Mohamed Salah to MLS. Julián Álvarez to Arsenal, deadline set. Liverpool closing on a £76m World Cup forward. The summer window doesn't pause for semi-finals — if anything, it accelerates. While the planet fixes its eyes on Wednesday's England-Argentina showdown and Friday's France-Spain collision, the business of football is being conducted in back offices and on private calls, the way it always has been.
Arsenal's move for Álvarez has a shape now. Mikel Arteta, it seems, has learned something from the drawn-out sagas of previous windows — the kind that bleed into pre-season, poison preparation, leave a player arriving half-distracted. The deadline is set. The intention is clear. Arteta wants his squad settled before the tournament ends, and that discipline — knowing what you want and moving with conviction — is the mark of a manager who has stopped reacting and started engineering. What Álvarez brings is not just goals. He brings the thing that is genuinely hard to coach: the refusal to believe a moment is too large for him.
Salah to MLS sits differently. It is the kind of move that asks you to reconcile two incompatible feelings simultaneously — the gratitude for what he gave to Anfield, and the faint melancholy of watching a great player choose comfort over competition. The MLS is no longer the retirement league it once was, and Salah is not finished. But the Premier League at its highest register was his natural habitat, and you don't replace that. Liverpool, meanwhile, appear to have found someone to help them move forward — an agreement reportedly reached for a £76m World Cup performer whose name has been attached to Anfield for weeks. The source material keeps the name loose. The fee does not suggest looseness.
All of this transfer noise is occurring against a backdrop that Just Fontaine understood well: football at a World Cup produces the kind of performances that change careers overnight.
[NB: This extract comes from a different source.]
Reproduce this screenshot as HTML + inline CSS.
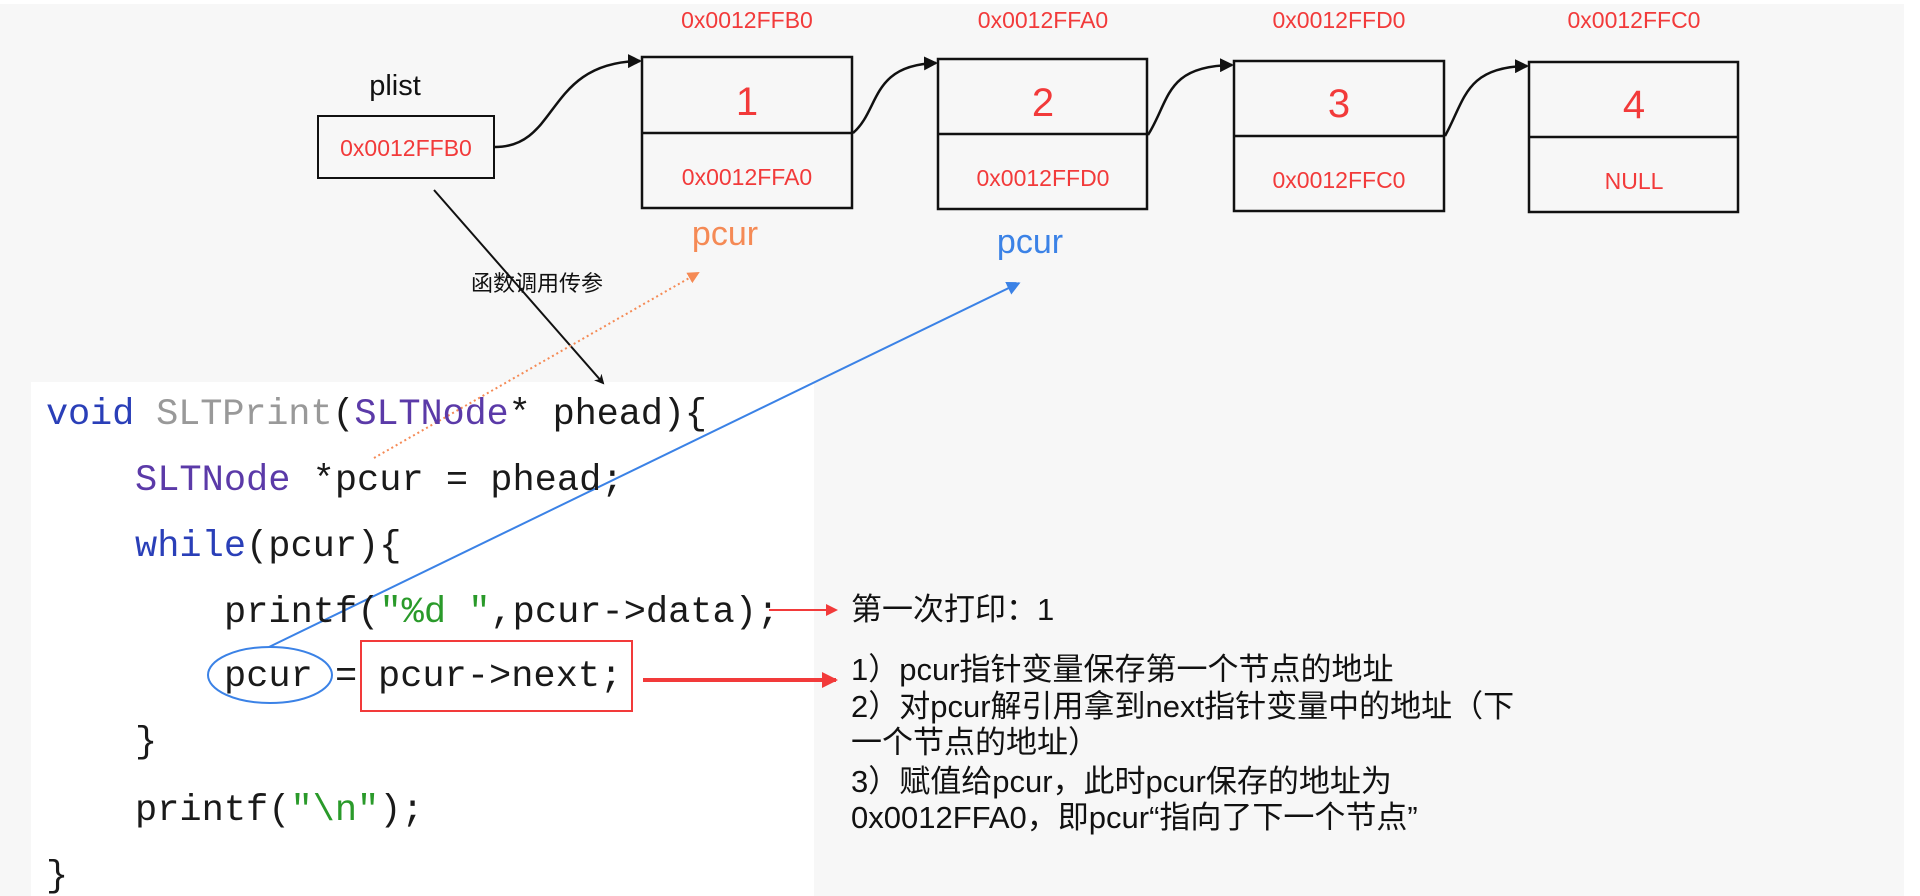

Fontaine scored thirteen goals in a single tournament in 1958 — a record that has outlasted everything, survived every tactical revolution, every physical evolution of the sport. He never played in a World Cup again. Injury took that from him at twenty-eight. The record stands not because nobody has been good enough since, but because nobody has had that particular combination of form, opportunity, and fortune in the same four weeks. The players currently being discussed in transfer corridors know this. A World Cup semi-final is a window — not just for trophies, but for everything that follows.
Gianni Infantino, meanwhile, is already thinking past this tournament. Sixty-four teams at a future World Cup. More nations, more stories, more football for "the whole world." He is not entirely wrong about the instinct. Whether the execution serves the sport or dilutes it — that is the argument worth having once the last semi-final whistle sounds.
The window is open. The stakes are highest. Both things are true at once.